Redubbed "Track #1" for the music video due to the implied graphic nature of the original title, Aenima's opening track deals with the theme of desensitization and increasing tolerance toward external stimulae. Lines like "Finger deep within the borderline," "Elbow deep within the borderline" create an explicit metaphor for the song's real meaning, expressed with "There's something kinda sad about/The way that things have come to be/Desensitized to everything/What became of subtlety." That the song's implied imagery led to its censorship ironically illustrates its point. Regardless, "Stinkfist" is a succinct and powerful five minutes, and one of Tool's very best songs.

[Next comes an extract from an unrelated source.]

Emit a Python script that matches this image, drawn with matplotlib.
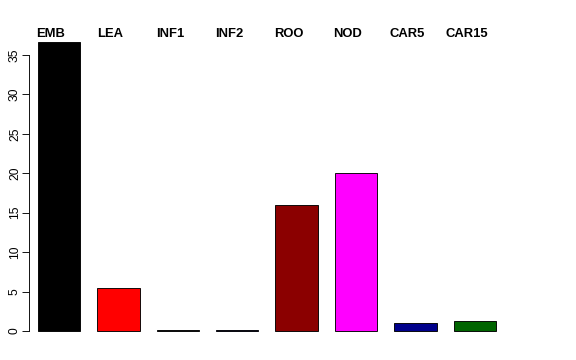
"""Barras por tejido, estilo barplot de R."""

import matplotlib

matplotlib.use("Agg")
import matplotlib.pyplot as plt


TEJIDOS = ["EMB", "LEA", "INF1", "INF2", "ROO", "NOD", "CAR5", "CAR15"]
VALORES = [36.6, 5.4, 0.1, 0.1, 16.0, 20.0, 0.95, 1.27]
COLORES = ["#000000", "#FF0000", "#1a1a1a", "#00008B", "#8B0000", "#FF00FF", "#00008B", "#006400"]
MARCAS_Y = [0, 5, 10, 15, 20, 25, 30, 35]

ESPACIO = 0.4
ANCHO = 1.0


def main():
    plt.rcParams["font.family"] = ["Liberation Sans", "DejaVu Sans"]
    fig = plt.figure(figsize=(8, 5), dpi=72)

    # posicion del panel en pixeles (576 x 360)
    izq, der, abajo, arriba = 29.0, 512.0, 342.5, 30.8
    ax = fig.add_axes([izq / 576, (360 - abajo) / 360, (der - izq) / 576, (abajo - arriba) / 360])

    centros = [ESPACIO + i * (ANCHO + ESPACIO) + ANCHO / 2 for i in range(len(TEJIDOS))]
    ax.bar(centros, VALORES, width=ANCHO, color=COLORES, edgecolor="black", linewidth=0.9)

    px_por_unidad = 59.4 / (ANCHO + ESPACIO)
    x0 = ESPACIO - (37.8 - izq) / px_por_unidad
    ax.set_xlim(x0, x0 + (der - izq) / px_por_unidad)
    ymax = max(VALORES)
    ax.set_ylim(-0.04 * ymax, 1.04 * ymax)

    for x, nombre in zip(centros, TEJIDOS):
        ax.text(x - 0.19, 37.3, nombre, ha="center", va="baseline",
                fontsize=13, fontweight="bold", clip_on=False)

    for lado in ["top", "right", "bottom"]:
        ax.spines[lado].set_visible(False)
    ax.spines["left"].set_bounds(0, 35)
    ax.spines["left"].set_linewidth(0.9)
    ax.set_xticks([])
    ax.set_yticks(MARCAS_Y)
    ax.set_yticklabels([str(v) for v in MARCAS_Y], rotation=90, va="center", fontsize=12)
    ax.tick_params(axis="y", length=7, width=0.9, pad=1)

    fig.savefig("out.png", dpi=72)
    plt.close(fig)


if __name__ == "__main__":
    main()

For me the climax of Tool's greatest album is the title track, one of two tributes to comedian Bill Hicks. "Aenema" bounces between 6/8 and 3/4 time and lyrically is about ridding society of its unimportant anxieties, particularly its obsession with celebrity. Borrowing phrases like "See you down in Arizona Bay," the song supposes a future in which the entire state of California sinks into the ocean and humanity embraces less superficiality and materialism. The second verse takes shots at upscale America's everyday worries ("Fret for your figure and fret for your latte and fret for your lawsuit and fret for your hairpiece"), likening it all to a freak show. "Aenema" builds to a whirlpool-esque instrumental denouement, which goes from 6/8 to another 4-over-3 polyrhythm and puts an exclamation point on this scornful, nihilistic tune.
My all-time favorite Tool song is the 10,000 Days opener, about society's voyeuristic need to watch others suffer via TV news. "Vicarious" makes mention of various horrific news stories before readily admitting that both the speaker and everyone listening gets off on seeing other people die from the safety of their couch - "I need to watch things die/From a good safe distance/Vicariously I live while the whole world dies." The song begins with a morose arpeggiated guitar (complemented perfectly by the bass line) before launching into a stuttering 5/4 riff, over which Maynard's whisper-growled vocals tauntingly bring the listener to task for our own depraved tendencies. The song features multiple self-contained sections that together form a prog-metal masterwork with a climactic, soaring final chorus - "Vicariously I/Live while the whole world dies/Much better you than I." This is in my opinion Tool's greatest track.